26Jetztewigmüdigkeitsein – сложносочинённый авторский неологизм. Его можно перевести с немецкого как «бытиё в состоянии усталости, которая уже наступила [= есть сейчас] и будет вечной» (С. Добрыднев), но также и как «отнынеиприсное бытие вечной усталости» (А. Тюкавкин; автор варианта резонно отмечает, что слово подразумевает именно философское бытие – а не бытиё; здесь также может быть скрытый отсыл к хайдеггеровскому Dasein, уже упомянутому в романе). Переводя (ради адаптации немецкого к русскому) Jetztewigmüdigkeitsein на ёмкий язык хэштегов, получаем нечто вроде #отныневечноусталости, однако приходится признать, что в оригинале смыслов больше, чем в подобном переводе. Примечательна также предшествующая слову в тексте авторская «усталостность».
27«Незнакомойзнакомой» проходит здесь, разумеется, по части неологизмов, а не опечаток.

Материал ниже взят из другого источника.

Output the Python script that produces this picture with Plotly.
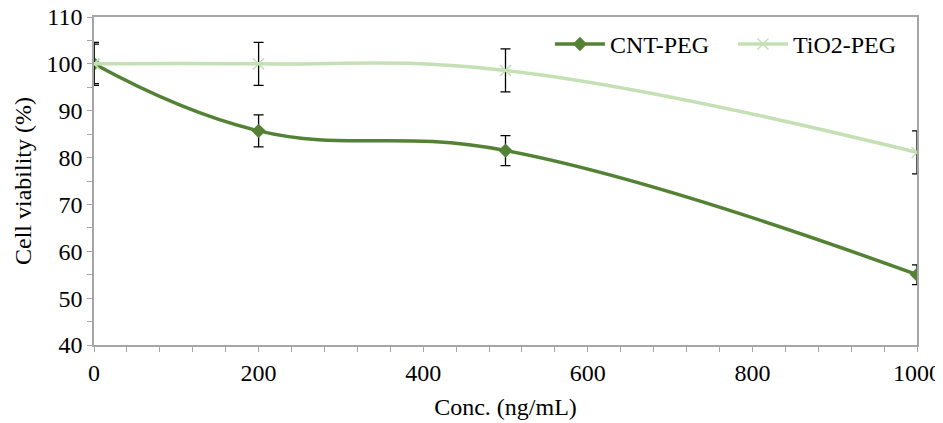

28Здесь и выше допущена намеренная путаница и в курганской топонимике, и городских реалиях – чтобы понять это, достаточно взглянуть на издевательски перековерканное имя пионера-героя. По пунктам: во-первых, «Москву» и мини-площадь с памятником пионеру Коле Мяготину (к слову, вовсе не главную площадь города) соединяет участок не одноимённой улицы Коли Мяготина, а Красина; во-вторых, встреча с Денисовым происходит в горсаду, от которого рукой подать до действительно главной курганской площади Ленина и в котором действительно растут ели. Выходит, на встречу Пётр шёл именно туда – но ведёт туда от «Москвы» улица не Коли Мяготина, а Гоголя. В-третьих, площадь Ленина – не булыжная, а асфальтированная. В-четвёртых, никаких «совиных бровей» и гармошки у памятника трагически погибшему пионеру-герою Коле Мяготину нет и быть не может.
29В первоначальной версии рукописи к этой фразе относилась откровенно безумная авторская сноска «Шучу», очень веселившая самого Грачёва (сноска введена в данный вариант текста).
30В сокращённом виде цитируется рекламный слоган Bounty «Райское наслаждение».
31Топоним выдуман. Ниже о жучковском доме сказано как о месте «в частном секторе города Кургана». Единственный в России посёлок Жучково находится в Калининградской области.
32Такой улицы (да и фамилии) не существует.